Since money is tight, and we’re trying to limit trips to the grocery store, one thing I have been trying to do is maximize my ingredients! Prior to this situation, the few times I actually cooked, I was definitely wasteful with ingredients. I’d use what I needed for the recipe at hand and then the rest would go bad by the time I summoned the courage to cook again. But also wtf are you supposed to do with all that dill? Why is there always SO MUCH of it? Anyway..
For this recipe, we are using the arborio rice purchased for our avgolemono soup! Not that the rice goes bad but whatever, it was the inspiration for the meal. We were also able to use some canned tomatoes that we’d purchased in the canned-goods-panic-buy phase of this corona adventure!

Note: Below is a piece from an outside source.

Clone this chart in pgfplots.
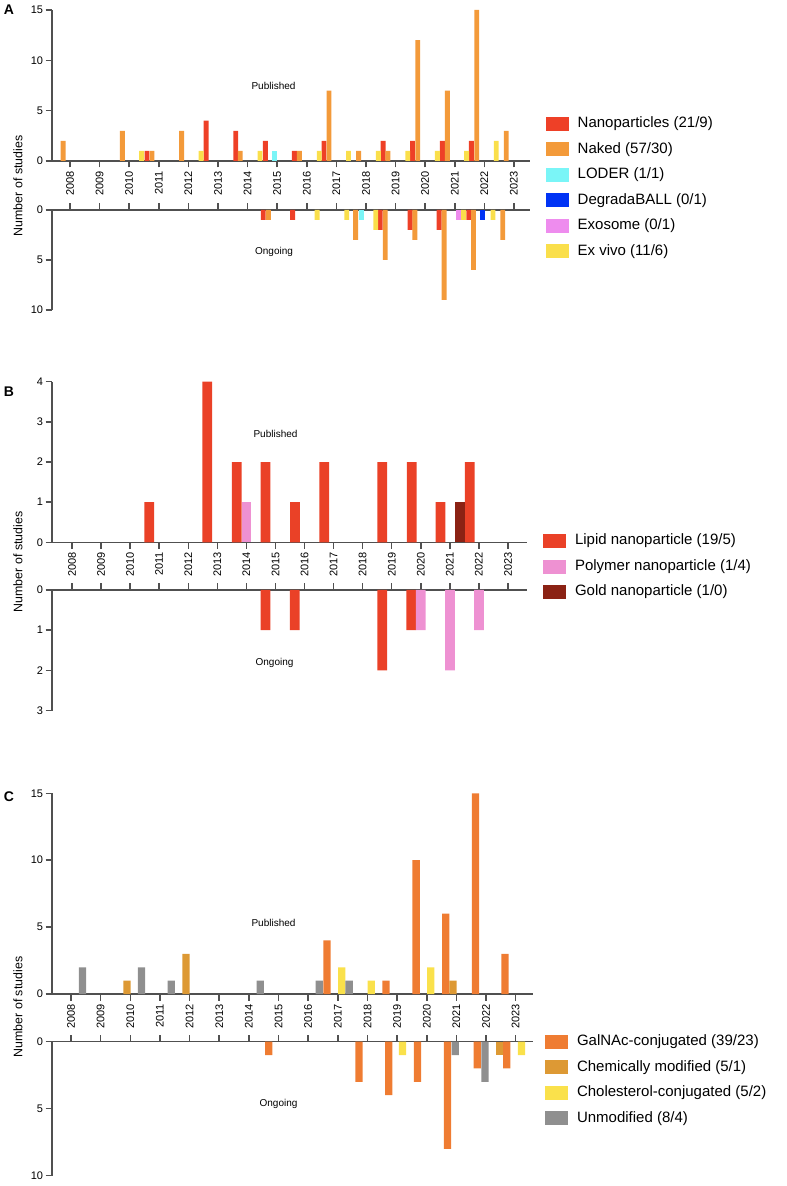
\documentclass[border=0pt]{standalone}
\usepackage{pgfplots}
\pgfplotsset{compat=1.18}
\usepackage{fontspec}
\setmainfont{Liberation Sans}
\definecolor{aNano}{RGB}{238,64,39}
\definecolor{aNaked}{RGB}{243,154,58}
\definecolor{aLoder}{RGB}{122,245,247}
\definecolor{aDeg}{RGB}{0,51,245}
\definecolor{aExo}{RGB}{238,140,238}
\definecolor{aEx}{RGB}{250,223,75}
\definecolor{bLipid}{RGB}{234,65,39}
\definecolor{bPoly}{RGB}{238,145,210}
\definecolor{bGold}{RGB}{139,34,20}
\definecolor{cGal}{RGB}{239,124,50}
\definecolor{cChem}{RGB}{221,153,52}
\definecolor{cChol}{RGB}{250,225,75}
\definecolor{cUn}{RGB}{143,143,143}
\definecolor{axgray}{RGB}{80,80,80}
\begin{document}
\begin{tikzpicture}
\useasboundingbox (0pt,0pt) rectangle (393pt,-593pt);
\pgfplotsset{
  panel/.style={
    scale only axis, anchor=south west, clip=false,
    ybar,
    every axis plot/.append style={bar shift=0pt, draw=none},
    xtick={2008,...,2023},
    tick align=outside,
    major tick length=3.25pt,
    axis line style={-, axgray, line width=0.75pt},
    x axis line style={-}, y axis line style={-},
    tick style={axgray, line width=0.75pt},
    /pgf/number format/assume math mode=true,
    /pgf/number format/1000 sep={},
    ticklabel style={font=\fontsize{5.5}{6}\selectfont, text=black},
    yticklabel style={inner sep=1pt},
    axis y line*=left,
  },
  pub/.style={panel, axis x line*=bottom, ymin=0,
    xticklabel style={rotate=90, anchor=east, inner sep=1.5pt},
    legend cell align=left,
    legend image code/.code={\fill[##1] (0pt,-3.5pt) rectangle (11.5pt,3.5pt);},
    legend style={draw=none, fill=none, anchor=north west, inner sep=0pt, outer sep=0pt,
      font=\fontsize{7.5}{9}\selectfont, row sep=5.75pt,
      nodes={inner sep=0pt, text height=5.4pt, text depth=1.6pt},
      /tikz/every odd column/.append style={column sep=4.5pt}},
  },
  ong/.style={panel, axis x line*=top, ymax=0, xticklabels={}},
}
% ---------------- Panel A ----------------
\begin{axis}[pub, at={(26pt,-80.5pt)}, width=239pt, height=75.5pt,
  xmin=2007.392, xmax=2023.541, ymax=15, ytick={0,5,10,15}, bar width=0.165,
  legend style={at={(axis description cs:1.0329,0.2914)}}]
\addplot[fill=aNano] coordinates {(2010.60,1) (2012.60,4) (2013.60,3) (2014.60,2) (2015.58,1) (2016.58,2) (2018.58,2) (2019.57,2) (2020.58,2) (2021.56,2)};
\addlegendentry{Nanoparticles (21/9)}
\addplot[fill=aNaked] coordinates {(2007.77,2) (2009.77,3) (2010.77,1) (2011.77,3) (2013.75,1) (2015.75,1) (2016.75,7) (2017.75,1) (2018.74,1) (2019.75,12) (2020.75,7) (2021.74,15) (2022.74,3)};
\addlegendentry{Naked (57/30)}
\addplot[fill=aLoder] coordinates {(2014.92,1)};
\addlegendentry{LODER (1/1)}
\addlegendimage{fill=aDeg, draw=none}
\addlegendentry{DegradaBALL (0/1)}
\addlegendimage{fill=aExo, draw=none}
\addlegendentry{Exosome (0/1)}
\addplot[fill=aEx] coordinates {(2010.42,1) (2012.43,1) (2014.42,1) (2016.42,1) (2017.41,1) (2018.42,1) (2019.41,1) (2020.41,1) (2021.40,1) (2022.40,2)};
\addlegendentry{Ex vivo (11/6)}
\end{axis}
\begin{axis}[ong, at={(26pt,-155pt)}, width=239pt, height=50pt,
  xmin=2007.392, xmax=2023.541, ymin=-10, ytick={-10,-5,0}, yticklabels={10,5,0}, bar width=0.165]
\addplot[fill=aNano] coordinates {(2014.53,-1) (2015.52,-1) (2018.48,-2) (2019.49,-2) (2020.47,-2) (2021.47,-1)};
\addplot[fill=aNaked] coordinates {(2014.70,-1) (2017.65,-3) (2018.65,-5) (2019.65,-3) (2020.64,-9) (2021.63,-6) (2022.62,-3)};
\addplot[fill=aLoder] coordinates {(2017.84,-1)};
\addplot[fill=aDeg] coordinates {(2021.95,-1)};
\addplot[fill=aExo] coordinates {(2021.13,-1)};
\addplot[fill=aEx] coordinates {(2016.35,-1) (2017.35,-1) (2018.33,-2) (2021.30,-1) (2022.29,-1)};
\end{axis}
\node[font=\bfseries\fontsize{7}{8}\selectfont] at (4.5pt,-5pt) {A};
\node[rotate=90, font=\fontsize{6.2}{7}\selectfont] at (9pt,-93pt) {Number of studies};
\node[font=\fontsize{5}{6}\selectfont] at (136.75pt,-43pt) {Published};
\node[font=\fontsize{5}{6}\selectfont] at (137pt,-126pt) {Ongoing};
% ---------------- Panel B ----------------
\begin{axis}[pub, at={(26pt,-271.15pt)}, width=237.5pt, height=80.3pt,
  xmin=2007.312, xmax=2023.652, ymax=4, ytick={0,1,2,3,4}, bar width=0.335,
  legend style={at={(axis description cs:1.0337,0.0517)}}]
\addplot[fill=bLipid] coordinates {(2010.66,1) (2012.65,4) (2013.67,2) (2014.66,2) (2015.67,1) (2016.68,2) (2018.67,2) (2019.69,2) (2020.68,1) (2021.68,2)};
\addlegendentry{Lipid nanoparticle (19/5)}
\addplot[fill=bPoly] coordinates {(2014.00,1)};
\addlegendentry{Polymer nanoparticle (1/4)}
\addplot[fill=bGold] coordinates {(2021.35,1)};
\addlegendentry{Gold nanoparticle (1/0)}
\end{axis}
\begin{axis}[ong, at={(26pt,-355.25pt)}, width=237.5pt, height=60.25pt,
  xmin=2007.312, xmax=2023.652, ymin=-3, ytick={-3,-2,-1,0}, yticklabels={3,2,1,0}, bar width=0.335]
\addplot[fill=bLipid] coordinates {(2014.66,-1) (2015.66,-1) (2018.67,-2) (2019.67,-1)};
\addplot[fill=bPoly] coordinates {(2020.00,-1) (2021.00,-2) (2022.00,-1)};
\end{axis}
\node[font=\bfseries\fontsize{7}{8}\selectfont] at (4.5pt,-196pt) {B};
\node[rotate=90, font=\fontsize{6.2}{7}\selectfont] at (9pt,-281pt) {Number of studies};
\node[font=\fontsize{5}{6}\selectfont] at (137.75pt,-217pt) {Published};
\node[font=\fontsize{5}{6}\selectfont] at (137.25pt,-331.35pt) {Ongoing};
% ---------------- Panel C ----------------
\begin{axis}[pub, at={(26pt,-497pt)}, width=240.5pt, height=100.35pt,
  xmin=2007.359, xmax=2023.582, ymax=15, ytick={0,5,10,15}, bar width=0.245,
  legend style={at={(axis description cs:1.025,-0.204)}}]
\addplot[fill=cGal] coordinates {(2016.63,4) (2018.62,1) (2019.64,10) (2020.64,6) (2021.64,15) (2022.64,3)};
\addlegendentry{GalNAc-conjugated (39/23)}
\addplot[fill=cChem] coordinates {(2009.89,1) (2011.88,3) (2020.88,1)};
\addlegendentry{Chemically modified (5/1)}
\addplot[fill=cChol] coordinates {(2017.13,2) (2018.13,1) (2020.13,2)};
\addlegendentry{Cholesterol-conjugated (5/2)}
\addplot[fill=cUn] coordinates {(2008.39,2) (2010.38,2) (2011.38,1) (2014.38,1) (2016.37,1) (2017.38,1)};
\addlegendentry{Unmodified (8/4)}
\end{axis}
\begin{axis}[ong, at={(26pt,-587.75pt)}, width=240.5pt, height=66.9pt,
  xmin=2007.359, xmax=2023.582, ymin=-10, ytick={-10,-5,0}, yticklabels={10,5,0}, bar width=0.245]
\addplot[fill=cGal] coordinates {(2014.67,-1) (2017.71,-3) (2018.72,-4) (2019.69,-3) (2020.70,-8) (2021.70,-2) (2022.70,-2)};
\addplot[fill=cChem] coordinates {(2022.44,-1)};
\addplot[fill=cChol] coordinates {(2019.18,-1) (2023.19,-1)};
\addplot[fill=cUn] coordinates {(2020.96,-1) (2021.96,-3)};
\end{axis}
\node[font=\bfseries\fontsize{7}{8}\selectfont] at (4.5pt,-398.5pt) {C};
\node[rotate=90, font=\fontsize{6.2}{7}\selectfont] at (9pt,-503.5pt) {Number of studies};
\node[font=\fontsize{5}{6}\selectfont] at (136.75pt,-461.35pt) {Published};
\node[font=\fontsize{5}{6}\selectfont] at (139.25pt,-552pt) {Ongoing};
\end{tikzpicture}
\end{document}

Credit to Nick who was lead chef on this but I was an important helper!
- 1 (28-ounce) can diced or whole tomatoes
- 4 cups (1 quart) chicken broth
- 1 tablespoon olive oil
- 1 pound uncooked sweet Italian sausage, casings removed
- 1 small yellow onion, diced
- 1 bunch asparagus (about 10 spears)
- Salt and pepper
- Red pepper flakes
- 2 cups arborio rice
- 1/2 cup dry white wine
- 1 cup grated Parmesan cheese, plus more for serving
- 1 tablespoon unsalted butter
- 1/2 cup loosely packed chopped fresh basil leaves
Step 0.5 (Meal Prep)
Cut the asparagus into diagonal pieces around 1-2 inches long (see below for a photo).
Also you can chop up the basil! I recruited Andrew to do that and he asked if I wanted it “finely chopped or chiffonade.” Honey, you’ve seen me fail at oatmeal, do you think I know what chiffonade is? But yes, tonight I am a risotto princess and that is what I want!! Chiffonade looks like this apparently:
Pour the can of tomatoes (including all the juice) and chicken broth in a medium saucepan over low heat and keep it at a low simmer.
We used whole tomatoes — I like to squish them apart with my hands before putting them in the pan. You can use your stirring spoon to break them apart in the pan but my way makes me feel like an evil cartoon villain squashing my enemies, specifically these things from Little Mermaid:
Laugh maniacally, then proceed to step 2.
Heat the oil in a large, high-sided sauté pan or Dutch oven (lol) over medium heat until simmering. Crumble the sausage into the pan and cook, breaking up any large pieces and stirring occasionally, until the meat is cooked through — this will take about 10 minutes.
I would start the asparagus now because once you start soupin’ up the rissoto, it is game on and you WILL NEVER STOP STIRRING.
Add some olive oil to a pan and sauté the asparagus. You can also add some red pepper flakes for a little heat! I didn’t really note how long it took to cook this so umm just turn off the burner when it’s starting to soften — you’ll add it to the risotto a little later.
After it’s cooked for about 10 minutes and it looks done (it’s started to brown) transfer the sausage to a plate on the side. Drain all but 1-2 tablespoons of fat from the pan.
Add the onions, salt and pepper and sauté for about 5 minutes until the onions are starting to soften. Add the rice and stir until it’s all coated with the fat/oil. Continue stirring the rice for about 2 minutes.
Pour wine into the pan and simmer, stirring constantly, until the rice has soaked up all the wine — like me at a wedding!
We used Nobilo Sauvignon Blanc — and drank the rest with dinner! I pick my wines by whatever is available in the fridge and in the $10.99 – 12.99 range. If you have suggestions for wines that are cheap and surprisingly good, please send them my way!
Begin incrementally adding the tomato/broth mixture about a half cup at a time, stirring constantly. Wait to add another ladle until the liquid has been almost completely absorbed by the rice.
Continue adding the tomato/broth until the rice is al dente and the broth is creamy. STIR CONSTANTLY. This is the at-home arm workout you have been waiting for. Stir like your life depends on it. Stir like RBG’s life depends on it. Stay home and stay stirring!
Begin tasting the rice after about 12 minutes to gauge how far it has cooked. The risotto is ready when the rice is al dente and the dish has the consistency of jambalaya — mmmm jambalaya. My favorite jambalaya is at Evangeline’s in New Orleans. I’m not one to exaggerate (lol, yes I am) but it’ll change your life.
Anyway it should take about 20 to 30 minutes total (you might not use up all of the tomato/broth) and should look like the shitty picture at the top of this page (underneath all that gorgeous CHIFFONADE, MOFOS).
Remove the dutch oven (hahahahaha) from the heat and stir in the Parmesan and butter until melted into the risotto. Stir in the reserved sausage, asparagus and basil. Taste and season with salt and pepper as needed. Serve and garnishing each bowl with additional grated Parmesan and fancy strips of basil.